Home : Press Articles :

Back in Business

Information

Date: January 29, 2005
Title: Shock'n'roll circus
Source: TimesOnline.co.uk

Press Article

The cheering crowd packed into the 12,000 capacity Velodrome in Berlin are clearly dazzled - and possibly deafened - as Rammstein unleash a live extravaganza that makes most "showmen" seem lacklustre. The German industrial rock sextet don't resemble everybody's idea of fun, but you have probably heard their bombastic soundtracks on films such as The Matrix, xXx and David Lynch's Lost Highway, as well as car commercials. The band's drummer, Christoph Schneider, explains that Rammstein's motto is: "Do your own thing. And overdo it!"

At the centre of this storm is their hulking vocalist (and former national swimming champ) Till Lindemann, whose onstage guises have included a Terminator-style cyborg and a human flame-thrower.

"When you are on the stage you have a different chemistry inside you. When you add fire to that, it's a good reaction," says Lindemann. However, one particular stunt - when the band joked that they couldn't extinguish the inferno - proved too effective. "The audience were so shocked they didn't know how to react. There were girls fainting two or three rows back."

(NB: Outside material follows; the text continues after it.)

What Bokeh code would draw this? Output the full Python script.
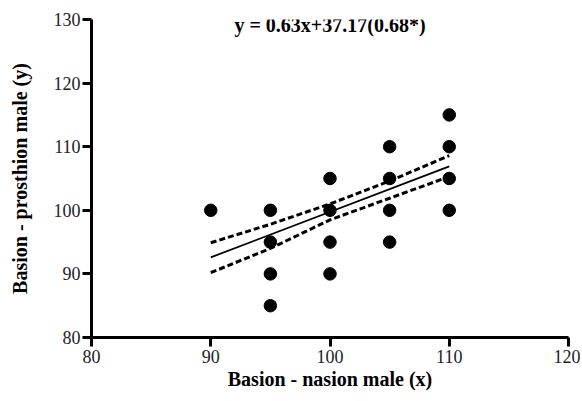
from bokeh.plotting import figure
from bokeh.models import Label, Range1d, FixedTicker
from bokeh.embed import file_html
from bokeh.resources import INLINE

# Data
pts_x = [90, 95, 95, 95, 95, 100, 100, 100, 100, 105, 105, 105, 105, 110, 110, 110, 110]
pts_y = [100, 100, 95, 90, 85, 105, 100, 95, 90, 110, 105, 100, 95, 115, 110, 105, 100]

fit_x = [90, 110]
fit_y = [92.6, 106.9]

band_x = [90, 95, 100, 105, 110]
band_upper = [94.9, 97.8, 101.0, 104.6, 108.6]
band_lower = [90.2, 94.0, 98.5, 101.9, 105.3]

x_ticks = [80, 90, 100, 110, 120]
y_ticks = [80, 90, 100, 110, 120, 130]
title_text = "y = 0.63x+37.17(0.68*)"

FONT = "Liberation Serif"

p = figure(width=580, height=395, output_backend="svg", toolbar_location=None,
           x_range=Range1d(80, 120), y_range=Range1d(80, 130),
           min_border_left=91, min_border_right=12, min_border_top=19, min_border_bottom=58)
p.outline_line_color = None
p.grid.visible = False
p.background_fill_color = "white"

p.line(band_x, band_upper, line_color="black", line_width=3, line_dash="6 3")
p.line(band_x, band_lower, line_color="black", line_width=3, line_dash="6 3")
p.line(fit_x, fit_y, line_color="black", line_width=1.8)
p.scatter(pts_x, pts_y, size=12.5, color="black")

for ax in (p.xaxis[0], p.yaxis[0]):
    ax.axis_line_width = 3
    ax.axis_line_color = "black"
    ax.major_tick_line_width = 3
    ax.major_tick_line_color = "black"
    ax.major_tick_out = 9
    ax.major_tick_in = 0
    ax.minor_tick_line_color = None
    ax.major_label_text_font = FONT
    ax.major_label_text_font_size = "18px"
    ax.major_label_text_color = "#222222"
    ax.axis_label_text_font = FONT
    ax.axis_label_text_font_size = "20px"
    ax.axis_label_text_font_style = "bold"
    ax.axis_label_text_color = "black"

p.xaxis[0].ticker = FixedTicker(ticks=x_ticks)
p.yaxis[0].ticker = FixedTicker(ticks=y_ticks)
p.xaxis[0].axis_label = "Basion - nasion male (x)"
p.yaxis[0].axis_label = "Basion - prosthion male (y)"
p.xaxis[0].major_label_standoff = 3
p.yaxis[0].major_label_standoff = 2
p.xaxis[0].axis_label_standoff = 2
p.yaxis[0].axis_label_standoff = 20

p.add_layout(Label(x=100, y=129.2, text=title_text, text_align="center",
                   text_baseline="middle", text_font=FONT, text_font_size="20px",
                   text_font_style="bold", text_color="black"))

open("out.html", "w").write(file_html(p, INLINE))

Hard rock traditionally exploits theatricality - what better way to outrage authorities and wow fans? Rammstein's imagery reflects their visceral sound and contentious lyrics. As Lindemann sings almost exclusively in German, the band's dark humour doesn't always translate. Controversy, though, always crosses over. Their 2004 single Mein Teil (meaning "my tool") was based on the scandal of a German cannibal who consumed his lover. Rammstein argued that the track, with its "you are what you eat" refrain, was a love song; the Pet Shop Boys eagerly provided a remix.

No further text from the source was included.